English I  2019

The Korean Wave


 In the past, the Korean Wave referred only to Korean enterprises or their products in foreign countries. Since the recent spread of Korean pop culture throughout Asia and across the world, the meaning of the term Korean Wave has come to underscore the increasing popularity of Korean culture. The Korean Wave is now classified into the following three stages:


1. Beginning of the Korean Wave, the Korean Wave 1.0


 The origin of the Korean Wave can be traced back to Korean TV dramas in 1997, which were televised by CCTV in China. From then through the beginning of the 2000s, Korean dramas and Korean pop-songs gained popularity in China, Taiwan, and Vietnam. Several dramas that deal with Korean traditional culture found great success in 2002 and 2003. The success of those first Korean Wave cultural efforts laid the foundation for the spread of Korean popular culture to more countries such as Japan and Hong Kong.


 2. Diffusion of the Korean Wave, the Korean Wave 2.0


 The Korean Wave changed significantly from the middle of the 2000s to the beginning of 2010 when K-pop music rose to global popularity. There are considerable differences between the Korean Wave 1.0 and 2.0, not the least of which include the fact that K-pop and its idols characterize the Korean Wave 2.0. Korean songs spread beyond China, Japan, and Southeastern Asia, reaching Europe and North America. Other characteristics of the Korean Wave 2.0 are its diffusion through popular video websites and social networking services (SNS), the global interest in drama dealing with Korean cultural traditions, and the overall broadening of content.


 3. Integration into K-Culture, the Korean Wave 3.0


 The Korean Wave 3.0 is represented by the emergence of K-Culture, which covers three domains—traditional culture, art and culture, and general cultural content. The Korean Waves 1.0 and 2.0 represented limited domains that were particularly centered on cultural content. K-Culture, however, covers all three domains in integrative ways. The Korean Wave is no longer geographically limited to Northeast Asia. It has become a global phenomenon.

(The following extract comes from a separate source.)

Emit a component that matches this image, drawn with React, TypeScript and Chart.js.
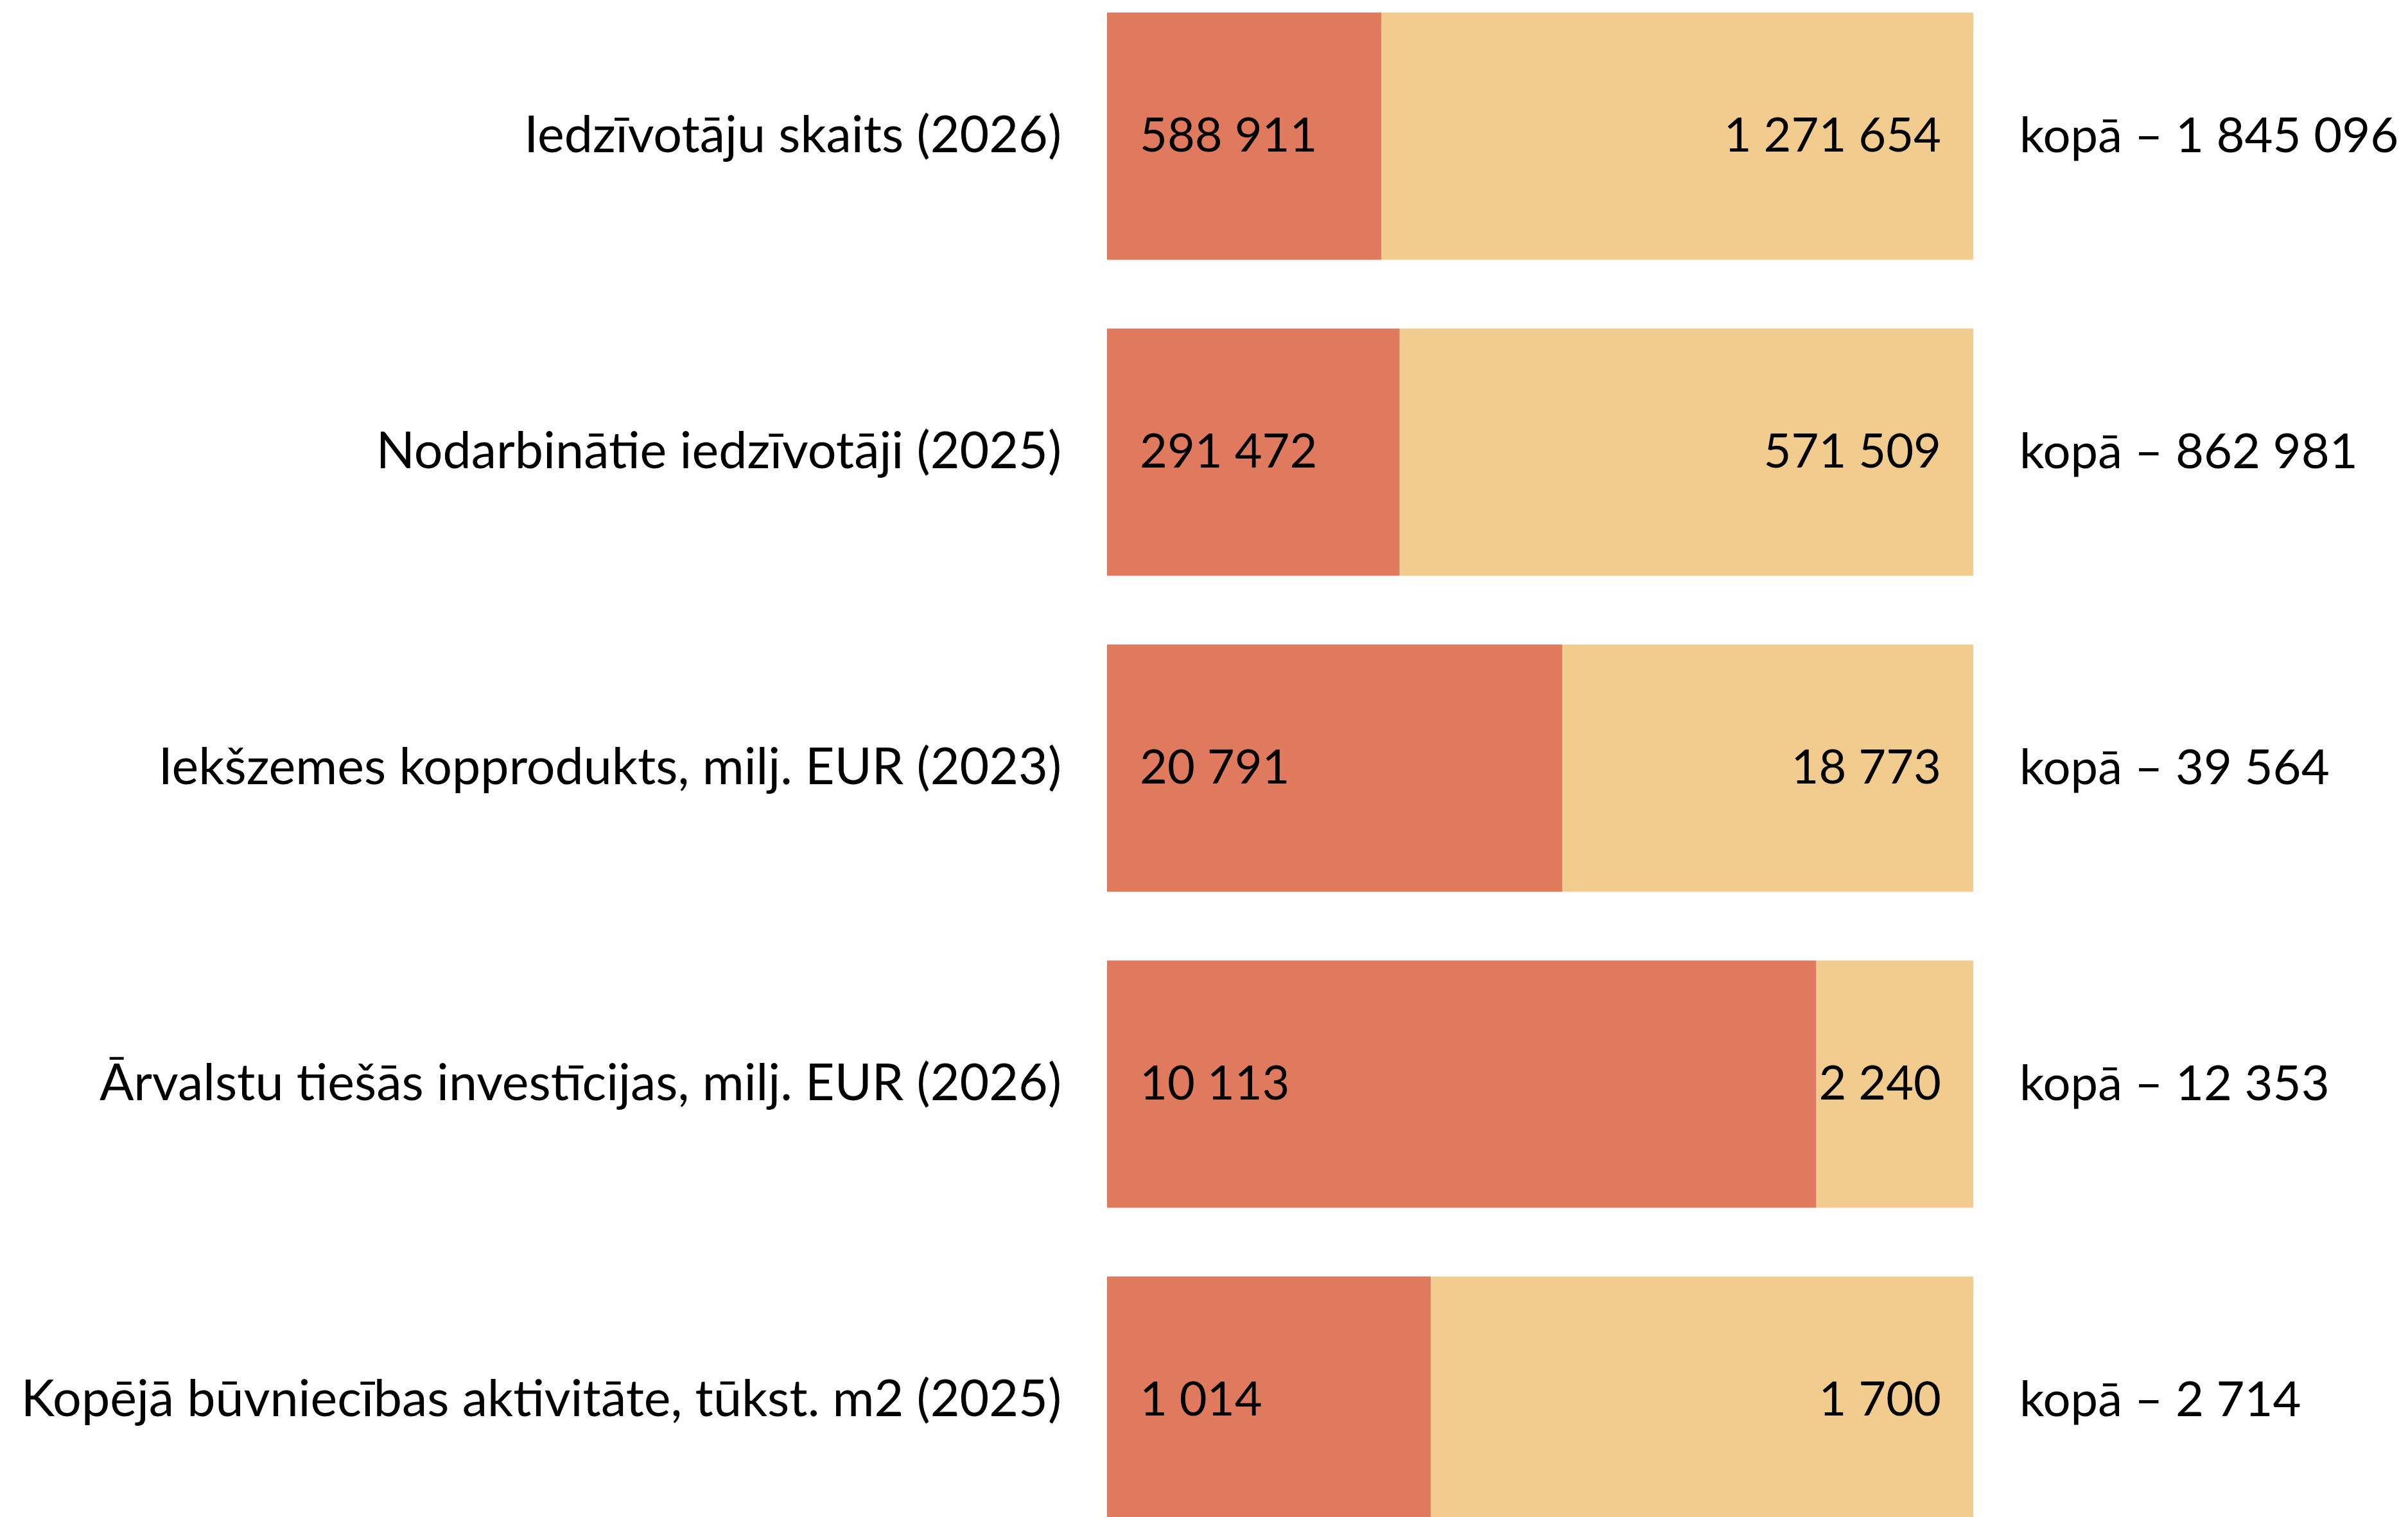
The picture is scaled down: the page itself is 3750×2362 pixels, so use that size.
import React, { useEffect, useRef } from "react";
import { Chart, registerables } from "chart.js";
Chart.register(...registerables);

const categories = [
  "Iedzīvotāju skaits (2026)",
  "Nodarbinātie iedzīvotāji (2025)",
  "Iekšzemes kopprodukts, milj. EUR (2023)",
  "Ārvalstu tiešās investīcijas, milj. EUR (2026)",
  "Kopējā būvniecības aktivitāte, tūkst. m2 (2025)",
];
const redValues = [588911, 291472, 20791, 10113, 1014];
const yellowValues = [1271654, 571509, 18773, 2240, 1700];
const totals = [1845096, 862981, 39564, 12353, 2714];

const RED = "#E07A5F";
const YELLOW = "#F2CC8F";
const FONT = "Lato";
const VALUE_SIZE = 74;
const LEFT_SIZE = 79;
const RIGHT_SIZE = 76;

const fmt = (n: number) => String(n).replace(/\B(?=(\d{3})+(?!\d))/g, " ");
const totalLabels = totals.map((t) => `kopā – ${fmt(t)}`);
const sums = redValues.map((r, i) => r + yellowValues[i]);
const redShare = redValues.map((r, i) => (r / sums[i]) * 100);
const yellowShare = yellowValues.map((y, i) => (y / sums[i]) * 100);
const rawSeries = [redValues, yellowValues];

const valueLabels = {
  id: "valueLabels",
  afterDatasetsDraw(chart: any) {
    const ctx = chart.ctx;
    ctx.save();
    ctx.font = `${VALUE_SIZE}px ${FONT}`;
    ctx.fillStyle = "#000";
    ctx.textBaseline = "middle";
    chart.data.datasets.forEach((_ds: any, di: number) => {
      const meta = chart.getDatasetMeta(di);
      meta.data.forEach((bar: any, i: number) => {
        const p = bar.getProps(["x", "y", "base"], true);
        const left = Math.min(p.x, p.base);
        const right = Math.max(p.x, p.base);
        const txt = fmt(rawSeries[di][i]);
        if (di === 0) {
          ctx.textAlign = "left";
          ctx.fillText(txt, left + 51, p.y);
        } else {
          ctx.textAlign = "right";
          ctx.fillText(txt, right - 50, p.y);
        }
      });
    });
    ctx.restore();
  },
};

export default function App() {
  const ref = useRef<HTMLCanvasElement | null>(null);
  useEffect(() => {
    if (!ref.current) return;
    const chart = new Chart(ref.current, {
      type: "bar",
      data: {
        labels: categories,
        datasets: [
          { data: redShare, backgroundColor: RED, borderWidth: 0, yAxisID: "y" },
          { data: yellowShare, backgroundColor: YELLOW, borderWidth: 0, yAxisID: "y" },
        ],
      },
      options: {
        indexAxis: "y",
        responsive: false,
        animation: false,
        layout: { padding: 0 },
        datasets: { bar: { barPercentage: 385 / 492, categoryPercentage: 1 } },
        plugins: { legend: { display: false }, tooltip: { enabled: false } },
        scales: {
          x: { type: "linear", stacked: true, min: 0, max: 100, display: false },
          y: {
            type: "category",
            position: "left",
            stacked: true,
            offset: true,
            grid: { display: false, drawTicks: false },
            border: { display: false },
            ticks: { color: "#000", padding: 71, font: { family: FONT, size: LEFT_SIZE } },
            afterFit: (s: any) => {
              s.width = 1724;
              s.paddingTop = 0;
              s.paddingBottom = 0;
            },
          },
          y2: {
            type: "category",
            position: "right",
            labels: totalLabels,
            offset: true,
            grid: { display: false, drawTicks: false },
            border: { display: false },
            ticks: { color: "#000", padding: 72, font: { family: FONT, size: RIGHT_SIZE } },
            afterFit: (s: any) => {
              s.width = 677;
              s.paddingTop = 0;
              s.paddingBottom = 0;
            },
          },
        },
      } as any,
      plugins: [valueLabels],
    });
    return () => chart.destroy();
  }, []);
  return (
    <div style={{ position: "fixed", left: 0, top: -34.5, width: 3750, height: 2460 }}>
      <canvas ref={ref} width={3750} height={2460} style={{ display: "block" }} />
    </div>
  );
}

 Cultural content, the economically valuable products that are infused with culturally distinctive expressions of imagination, can be used as an indicator to measure the cultural impacts of the Korean Wave. In Korea, the content industry includes games, characters, publications, broadcasting, music, content solutions, animation, advertisements, movies, comics, and performances. As shown in the graph Export of the Korean Wave, the export by the cultural content industry has increased since 2005.


 The game industry has grown dramatically over the past several years, and become a leading export. The exports of character-related merchandise along with products from the television and music industries have increased gradually along with the spread of the Korean Wave, reflecting the consumption of Korean popular culture directly or indirectly through drama, K-pop, and Internet media. The map, The Major Korean Wave, shows that 64.0% of Korean cultural content is exported to East Asia, with 44.7% going to China and 19.3% to Japan. Southeast Asia is a close third, with an import rate of 15.2%, followed by North America (9.4%), Europe (6.1%), and all other regions (5.3%).


 The most common image that foreigners associate with Korea is “K-pop,” followed by “North Korea,” “IT industry,” and “Korean food.” In particular, K-pop ranks first in the Americas, Europe, and Southeast Asia. The recent issue of North Korea’s nuclear weapons seems to be the reason why “North Korea” is ranked second.


 The popularity of K-pop, which is leading the Korean Wave, is also reflected in YouTube views. As of August 2019, the number of YouTube views on Korea's leading artists in the past year has exceeded 14.7 billion views worldwide. In particular, more than one billion people watch YouTube from Korean artists in countries such as Indonesia, Thailand, the United States, and Vietnam. Recently, various elements of the Korean Wave, such as K-pop, food, fashion, and beauty, have overtaken the world's YouTube content in popularity.